Il s’ensuit que ce grief est manifestement mal fondé et doit être rejeté en application de l’article 35 §§ 3 et 4 de la Convention.

3. Se fondant sur l’article 6 § 2 de la Convention, les requérants allèguent une atteinte à la présomption d’innocence.

Or, la Cour observe que les intéressés n’apportent aucune précision quant à la violation alléguée et que leur argumentation n’apparaît en ce sens nullement étayée.

Il s’ensuit que ce grief est manifestement mal fondé et doit être rejeté en application de l’article 35 §§ 3 et 4 de la Convention.

4. Invoquant l’article 7 de la Convention, M. Şevk se plaint de la durée de sa détention provisoire, laquelle a été selon lui, supérieure à la peine d’emprisonnement qu’il encourait.

La Cour constate que le requérant se plaint en substance de la durée de sa détention provisoire, grief à examiner sous l’angle de l’article 5 § 3 de la Convention. A cet égard, elle souligne que ce grief a déjà fait l’objet d’un examen par la Cour et a été déclaré irrecevable (Şevk c. Turquie, no 4528/02, § 28, 11 avril 2006). Il s’ensuit que cette partie de la requête doit être rejetée en application de l’article 35 § 2 b) de la Convention

Au surplus, à la lecture des dispositions législatives ayant fondé les poursuites pénales et de celles ayant fondé la condamnation du requérant, force est de constater que la durée de la détention litigieuse ne dépasse pas celle de la peine encourue. Il s’ensuit que cette partie de la requête est manifestement mal fondée et doit être rejetée en application de l’article 35 §§ 3 et 4 de la Convention.

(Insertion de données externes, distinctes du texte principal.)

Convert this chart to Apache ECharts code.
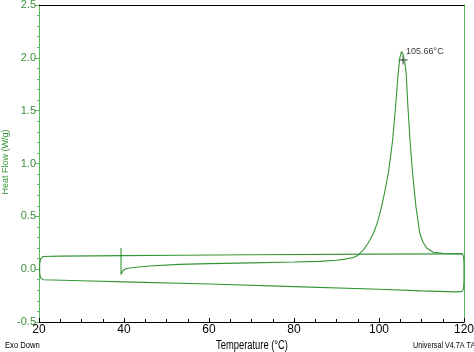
<!DOCTYPE html>
<html>
<head>
<meta charset="utf-8">
<script src="https://cdn.jsdelivr.net/npm/echarts@6/dist/echarts.min.js"></script>
<style>
  html, body { margin: 0; padding: 0; background: #fff; }
  #chart { width: 474px; height: 352px; }
</style>
</head>
<body>
<div id="chart"></div>
<script>
// DSC trace: [temperature degC, heat flow W/g]
var firstHeating = [
    [39.3, 0.20], [39.3, -0.05], [39.8, -0.01], [40.6, 0.007], [42.2, 0.016],
    [46, 0.03], [53, 0.045], [60, 0.052], [70, 0.06], [80, 0.068], [86, 0.074],
    [90, 0.085], [92, 0.095], [94, 0.11], [95, 0.13], [96.3, 0.18], [97.5, 0.25],
    [98.7, 0.34], [99.7, 0.45], [100.6, 0.59], [101.4, 0.74], [102.2, 0.91],
    [102.7, 1.06], [103.2, 1.22], [103.9, 1.54], [104.5, 1.85], [104.9, 2.0],
    [105.3, 2.06], [105.7, 2.03], [106.1, 1.95], [106.4, 1.85], [106.8, 1.54],
    [107.3, 1.22], [107.9, 0.91], [108.7, 0.59], [109.6, 0.34], [110.3, 0.26],
    [111.2, 0.2], [112.8, 0.16], [115, 0.15], [119.6, 0.145]
];
var cooling = [
    [119.6, 0.145], [119.9, 0.12], [120, 0.05], [120, -0.1], [119.9, -0.18],
    [119.6, -0.21], [118, -0.215], [110, -0.205], [100, -0.19], [80, -0.165],
    [60, -0.14], [40, -0.12], [30, -0.11], [21.0, -0.10], [20.4, -0.085],
    [20.15, -0.04]
];
var secondHeating = [
    [20.15, -0.04], [20.15, 0.05], [20.4, 0.10], [21.0, 0.12], [25, 0.123],
    [40, 0.128], [53, 0.132], [70, 0.136], [99, 0.142], [119.6, 0.145]
];
var peakPoint = [[105.66, 1.98]];
var peakLabel = '105.66°C';

var green = '#359535';
var axisGreen = '#5cb85c';
var font = 'Liberation Sans';

var chart = echarts.init(document.getElementById('chart'));

function traceSeries(data) {
    return {
        type: 'line',
        data: data,
        showSymbol: false,
        smooth: false,
        lineStyle: { color: green, width: 1.1 },
        silent: true,
        animation: false
    };
}

// condensed-looking footer text, like the instrument printout
function footText(text, x, align, size, sx) {
    return {
        type: 'text', x: x, y: 346, scaleX: sx,
        style: {
            text: text, fill: '#000', font: size + 'px "Liberation Sans"',
            textAlign: align, textVerticalAlign: 'middle'
        }
    };
}

var option = {
    animation: false,
    grid: { left: 39, right: 10, top: 5, bottom: 30, outerBoundsMode: 'none' },
    xAxis: [{
        type: 'value',
        min: 20,
        max: 120,
        interval: 20,
        axisLine: { onZero: false, lineStyle: { color: '#000', width: 1 } },
        axisTick: { inside: true, length: 4, lineStyle: { color: '#000' } },
        minorTick: { show: true, splitNumber: 4, length: 3, lineStyle: { color: '#000' } },
        axisLabel: { color: '#000', fontFamily: font, fontSize: 12, margin: 2 },
        splitLine: { show: false }
    }, {
        type: 'value',
        position: 'top',
        min: 20,
        max: 120,
        axisLine: { show: true, onZero: false, lineStyle: { color: '#000', width: 1 } },
        axisTick: { show: false },
        axisLabel: { show: false },
        splitLine: { show: false }
    }],
    yAxis: [{
        type: 'value',
        min: -0.5,
        max: 2.5,
        interval: 0.5,
        axisLine: { show: true, onZero: false, lineStyle: { color: axisGreen, width: 1 } },
        axisTick: { show: true, length: 4, lineStyle: { color: axisGreen } },
        minorTick: { show: true, splitNumber: 5, length: 2, lineStyle: { color: axisGreen } },
        axisLabel: {
            color: '#3e8e3e', fontFamily: font, fontSize: 11, margin: 3,
            formatter: function (v) { return v.toFixed(1); }
        },
        splitLine: { show: false }
    }, {
        type: 'value',
        position: 'right',
        min: -0.5,
        max: 2.5,
        axisLine: { show: true, onZero: false, lineStyle: { color: axisGreen, width: 1 } },
        axisTick: { show: false },
        axisLabel: { show: false },
        splitLine: { show: false }
    }],
    series: [
        traceSeries(firstHeating),
        traceSeries(cooling),
        traceSeries(secondHeating),
        {
            type: 'scatter',
            data: peakPoint,
            symbol: 'path://M0,5L10,5M5,0L5,10',
            symbolSize: 9,
            itemStyle: { color: 'rgba(0,0,0,0)', borderColor: '#000', borderWidth: 1 },
            label: {
                show: true,
                position: [8, -8],
                formatter: peakLabel,
                color: '#000',
                fontFamily: font,
                fontSize: 9
            },
            silent: true
        }
    ],
    graphic: [
        {
            type: 'text', x: 6, y: 162, rotation: Math.PI / 2,
            style: {
                text: 'Heat Flow (W/g)', fill: green, font: '9px "Liberation Sans"',
                textAlign: 'center', textVerticalAlign: 'middle'
            }
        },
        footText('Exo Down', 5, 'left', 9, 0.85),
        footText('Temperature (°C)', 252, 'center', 12, 0.78),
        footText('Universal V4.7A TA Instruments', 413, 'left', 9, 0.8)
    ]
};

chart.setOption(option);
</script>
</body>
</html>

Par ces motifs, la Cour, à l’unanimité,

Décide de joindre les requêtes ;

Ajourne l’examen des griefs des requérants tirés du défaut d’équité de la procédure et de l’atteinte aux droits de la défense et à l’égalité des armes, eu égard au secret de l’instruction et à l’impossibilité d’interroger les témoins à charge ;

Déclare les requêtes irrecevables pour le surplus.